▸ **Description of the task**: Set the listing down unchanged, minus every embedded image.

▸ **Provided material**:
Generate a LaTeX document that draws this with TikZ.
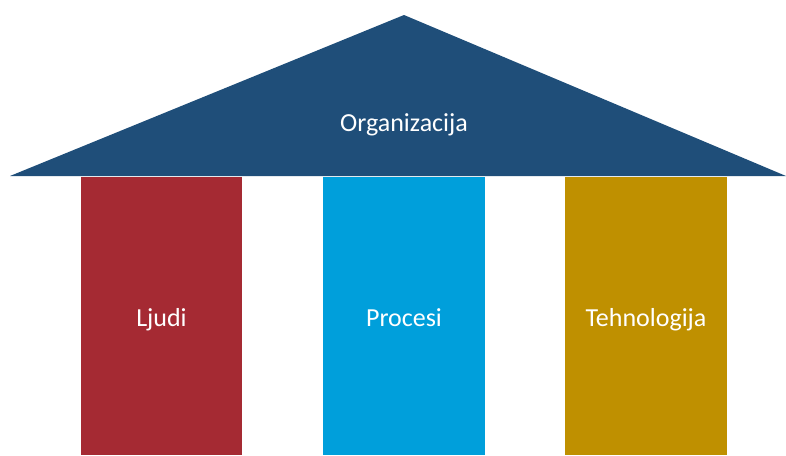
\documentclass[tikz,border=0pt]{standalone}
\usepackage{fontspec}
\setmainfont{Carlito}
\definecolor{roofc}{HTML}{1F4E79}
\definecolor{redc}{HTML}{A52A33}
\definecolor{bluec}{HTML}{009FDB}
\definecolor{goldc}{HTML}{BF9000}
\begin{document}
\begin{tikzpicture}[x=1pt,y=-1pt,
  lbl/.style={text=white,anchor=base,font=\fontsize{26}{30}\selectfont}]
\useasboundingbox (0,0) rectangle (786,455);
\fill[roofc] (10,176) -- (404,15) -- (786,176) -- cycle;
\fill[redc] (81,177) rectangle (242,455);
\fill[bluec] (323,177) rectangle (485,455);
\fill[goldc] (565,177) rectangle (727,455);
\node[lbl] (org) at (404,131) {Organizacija};
\node[lbl] (ljudi) at (161.5,326) {Ljudi};
\node[lbl] (procesi) at (404,326) {Procesi};
\node[lbl] (teh) at (646,326) {Tehnologija};
\end{tikzpicture}
\end{document}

▸ **Finished task**:
Generate a LaTeX document that draws this with TikZ.
\documentclass[tikz,border=0pt]{standalone}
\usepackage{fontspec}
\setmainfont{Carlito}
\definecolor{roofc}{HTML}{1F4E79}
\definecolor{redc}{HTML}{A52A33}
\definecolor{bluec}{HTML}{009FDB}
\definecolor{goldc}{HTML}{BF9000}
\begin{document}
\begin{tikzpicture}[x=1pt,y=-1pt,
  lbl/.style={text=white,anchor=base,font=\fontsize{26}{30}\selectfont}]
\useasboundingbox (0,0) rectangle (786,455);
\fill[roofc] (10,176) -- (404,15) -- (786,176) -- cycle;
\fill[redc] (81,177) rectangle (242,455);
\fill[bluec] (323,177) rectangle (485,455);
\fill[goldc] (565,177) rectangle (727,455);
\node[lbl] (org) at (404,131) {Organizacija};
\node[lbl] (ljudi) at (161.5,326) {Ljudi};
\node[lbl] (procesi) at (404,326) {Procesi};
\node[lbl] (teh) at (646,326) {Tehnologija};
\end{tikzpicture}
\end{document}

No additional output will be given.